> [Available data]
━━━━━━━━━━━━━━━━━━━━━━━━━━━━━━

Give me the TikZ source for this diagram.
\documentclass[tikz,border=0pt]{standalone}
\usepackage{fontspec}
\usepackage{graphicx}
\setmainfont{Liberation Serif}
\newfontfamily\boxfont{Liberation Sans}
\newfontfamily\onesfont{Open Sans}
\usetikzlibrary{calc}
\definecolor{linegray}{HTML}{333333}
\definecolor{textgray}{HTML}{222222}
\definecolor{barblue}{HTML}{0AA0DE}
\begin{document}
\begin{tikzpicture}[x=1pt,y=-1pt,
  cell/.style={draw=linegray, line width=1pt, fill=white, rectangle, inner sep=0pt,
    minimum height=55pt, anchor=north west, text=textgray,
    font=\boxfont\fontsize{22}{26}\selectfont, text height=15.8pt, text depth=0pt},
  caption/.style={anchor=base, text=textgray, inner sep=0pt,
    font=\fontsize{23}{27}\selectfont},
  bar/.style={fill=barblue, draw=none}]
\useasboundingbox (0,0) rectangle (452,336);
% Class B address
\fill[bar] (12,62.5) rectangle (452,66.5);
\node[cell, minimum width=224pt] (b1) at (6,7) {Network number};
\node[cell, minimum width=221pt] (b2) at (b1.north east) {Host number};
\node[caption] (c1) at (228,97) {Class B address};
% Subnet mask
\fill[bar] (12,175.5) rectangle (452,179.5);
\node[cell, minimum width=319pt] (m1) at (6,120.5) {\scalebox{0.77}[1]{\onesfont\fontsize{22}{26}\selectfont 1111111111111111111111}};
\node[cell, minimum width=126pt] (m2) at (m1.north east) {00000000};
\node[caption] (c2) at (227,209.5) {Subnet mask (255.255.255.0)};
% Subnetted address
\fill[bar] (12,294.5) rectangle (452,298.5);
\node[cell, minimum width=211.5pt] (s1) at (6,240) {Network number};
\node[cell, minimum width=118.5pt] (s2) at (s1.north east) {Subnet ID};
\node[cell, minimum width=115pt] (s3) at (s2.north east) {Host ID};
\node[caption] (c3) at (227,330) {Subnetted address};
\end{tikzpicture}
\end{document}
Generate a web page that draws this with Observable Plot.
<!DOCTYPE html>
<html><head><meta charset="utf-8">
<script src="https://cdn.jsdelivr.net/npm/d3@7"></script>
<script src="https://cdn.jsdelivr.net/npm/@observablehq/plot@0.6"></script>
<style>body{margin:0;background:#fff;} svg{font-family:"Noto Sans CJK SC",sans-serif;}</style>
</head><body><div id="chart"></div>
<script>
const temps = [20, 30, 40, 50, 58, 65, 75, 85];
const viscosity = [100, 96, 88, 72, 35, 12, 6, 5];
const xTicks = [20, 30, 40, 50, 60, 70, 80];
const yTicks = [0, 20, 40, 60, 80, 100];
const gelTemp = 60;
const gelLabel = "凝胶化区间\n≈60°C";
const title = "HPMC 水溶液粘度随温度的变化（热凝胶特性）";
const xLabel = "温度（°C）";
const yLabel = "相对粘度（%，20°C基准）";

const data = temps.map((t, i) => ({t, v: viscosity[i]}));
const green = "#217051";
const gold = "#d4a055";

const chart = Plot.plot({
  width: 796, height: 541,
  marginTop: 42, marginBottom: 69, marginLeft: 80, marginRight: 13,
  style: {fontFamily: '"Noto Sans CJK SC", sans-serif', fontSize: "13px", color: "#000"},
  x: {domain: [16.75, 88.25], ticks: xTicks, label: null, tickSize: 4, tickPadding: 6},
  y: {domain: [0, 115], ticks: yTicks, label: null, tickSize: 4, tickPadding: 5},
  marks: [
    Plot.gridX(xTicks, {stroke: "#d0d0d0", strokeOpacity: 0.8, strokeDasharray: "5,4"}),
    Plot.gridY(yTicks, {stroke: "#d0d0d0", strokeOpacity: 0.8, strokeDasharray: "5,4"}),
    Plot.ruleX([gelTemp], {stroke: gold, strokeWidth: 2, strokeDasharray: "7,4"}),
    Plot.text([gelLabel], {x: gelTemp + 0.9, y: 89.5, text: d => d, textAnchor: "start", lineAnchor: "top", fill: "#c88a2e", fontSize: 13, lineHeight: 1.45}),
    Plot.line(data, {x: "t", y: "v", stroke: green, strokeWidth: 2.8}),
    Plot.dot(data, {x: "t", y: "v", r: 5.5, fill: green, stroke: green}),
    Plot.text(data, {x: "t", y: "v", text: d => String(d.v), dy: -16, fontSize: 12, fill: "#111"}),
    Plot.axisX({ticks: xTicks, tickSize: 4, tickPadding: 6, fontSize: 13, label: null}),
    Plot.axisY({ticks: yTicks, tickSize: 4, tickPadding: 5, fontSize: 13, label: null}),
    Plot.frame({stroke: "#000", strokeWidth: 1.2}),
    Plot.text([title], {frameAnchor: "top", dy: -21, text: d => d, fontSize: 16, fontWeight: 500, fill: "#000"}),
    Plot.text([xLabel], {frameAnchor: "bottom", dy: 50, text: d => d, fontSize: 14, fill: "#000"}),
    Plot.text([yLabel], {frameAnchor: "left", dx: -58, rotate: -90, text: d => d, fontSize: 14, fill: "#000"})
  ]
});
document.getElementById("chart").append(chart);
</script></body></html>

━━━━━━━━━━━━━━━━━━━━━━━━━━━━━━

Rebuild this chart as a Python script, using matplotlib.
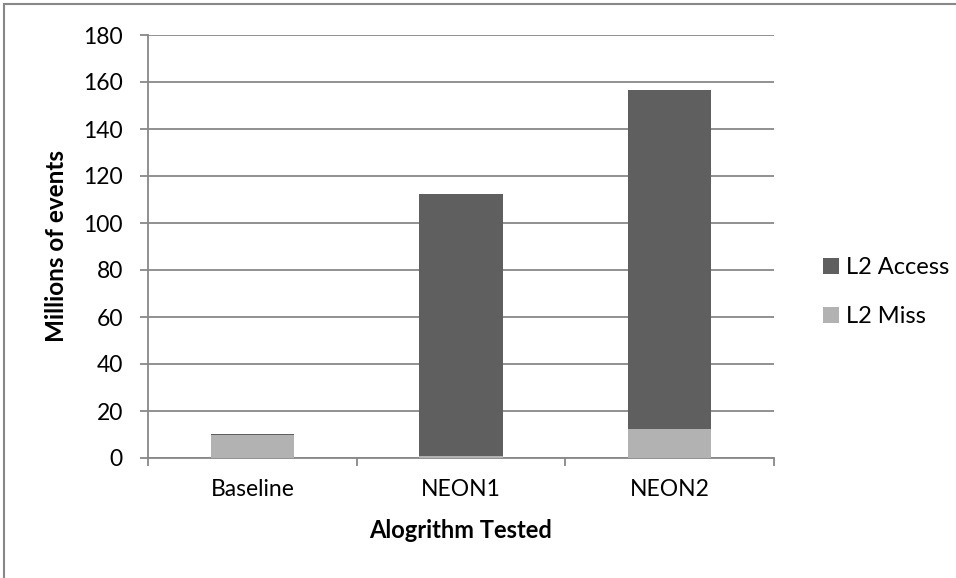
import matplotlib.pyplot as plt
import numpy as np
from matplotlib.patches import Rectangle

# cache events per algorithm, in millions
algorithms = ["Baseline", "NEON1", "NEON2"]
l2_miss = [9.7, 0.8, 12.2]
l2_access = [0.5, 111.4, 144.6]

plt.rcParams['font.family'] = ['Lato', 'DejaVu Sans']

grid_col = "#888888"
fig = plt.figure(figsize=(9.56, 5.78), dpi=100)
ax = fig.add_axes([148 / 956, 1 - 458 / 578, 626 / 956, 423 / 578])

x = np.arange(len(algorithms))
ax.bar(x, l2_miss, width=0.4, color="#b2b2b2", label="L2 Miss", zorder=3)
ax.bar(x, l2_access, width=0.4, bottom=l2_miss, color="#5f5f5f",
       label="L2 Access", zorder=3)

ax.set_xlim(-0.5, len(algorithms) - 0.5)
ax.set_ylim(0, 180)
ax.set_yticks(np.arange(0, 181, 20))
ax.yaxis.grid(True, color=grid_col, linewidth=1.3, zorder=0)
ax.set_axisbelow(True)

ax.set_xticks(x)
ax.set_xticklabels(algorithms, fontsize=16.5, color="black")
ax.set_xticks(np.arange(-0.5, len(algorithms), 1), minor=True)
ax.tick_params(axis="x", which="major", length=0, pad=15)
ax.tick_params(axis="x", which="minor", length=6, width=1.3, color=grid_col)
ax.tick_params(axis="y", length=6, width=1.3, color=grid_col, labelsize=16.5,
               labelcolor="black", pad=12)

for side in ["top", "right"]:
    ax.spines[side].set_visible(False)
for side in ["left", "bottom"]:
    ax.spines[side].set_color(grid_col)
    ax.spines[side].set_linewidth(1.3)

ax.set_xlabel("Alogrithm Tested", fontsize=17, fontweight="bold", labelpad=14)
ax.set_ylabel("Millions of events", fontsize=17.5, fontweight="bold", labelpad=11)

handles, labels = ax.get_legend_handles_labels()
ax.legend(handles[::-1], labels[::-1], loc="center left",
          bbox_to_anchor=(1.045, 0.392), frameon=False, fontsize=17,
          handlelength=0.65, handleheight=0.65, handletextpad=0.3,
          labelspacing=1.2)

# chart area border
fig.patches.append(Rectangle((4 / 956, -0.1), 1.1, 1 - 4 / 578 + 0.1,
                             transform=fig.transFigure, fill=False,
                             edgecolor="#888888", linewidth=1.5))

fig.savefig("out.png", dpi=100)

━━━━━━━━━━━━━━━━━━━━━━━━━━━━━━

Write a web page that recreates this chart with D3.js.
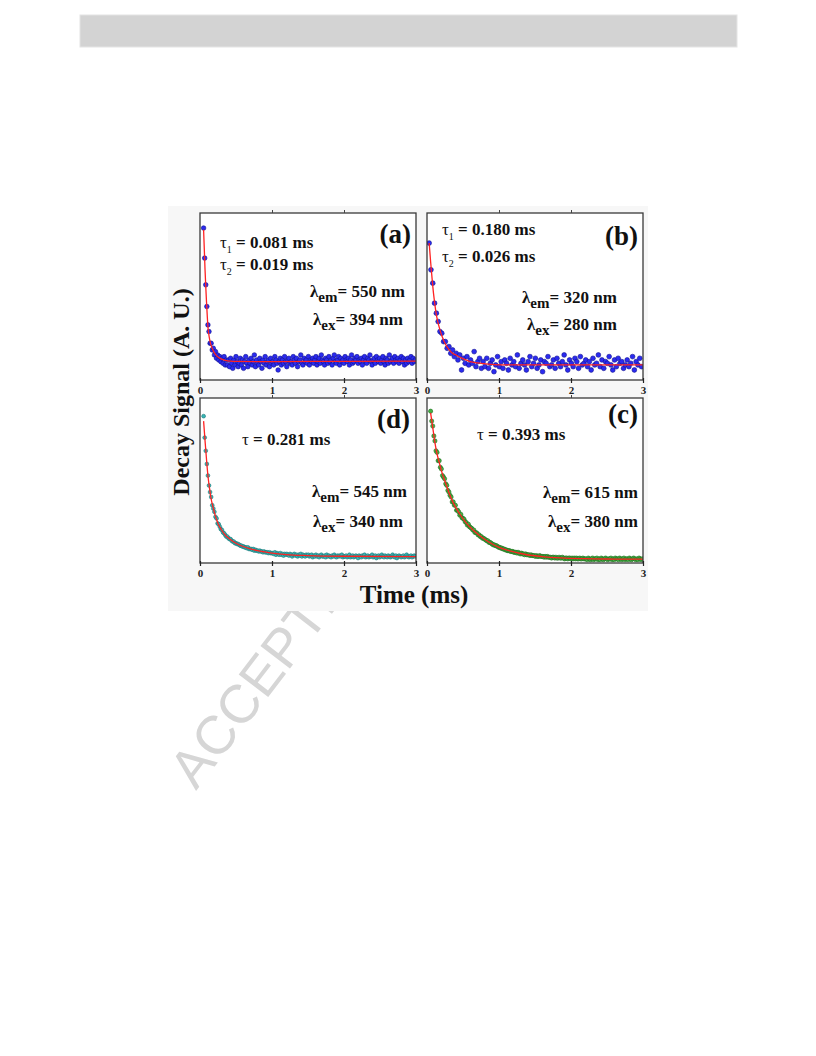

━━━━━━━━━━━━━━━━━━━━━━━━━━━━━━

> [Directions] Each line containing "with" counts once; state the total number of such lines and nothing else.

> [Solution to the exercise] 2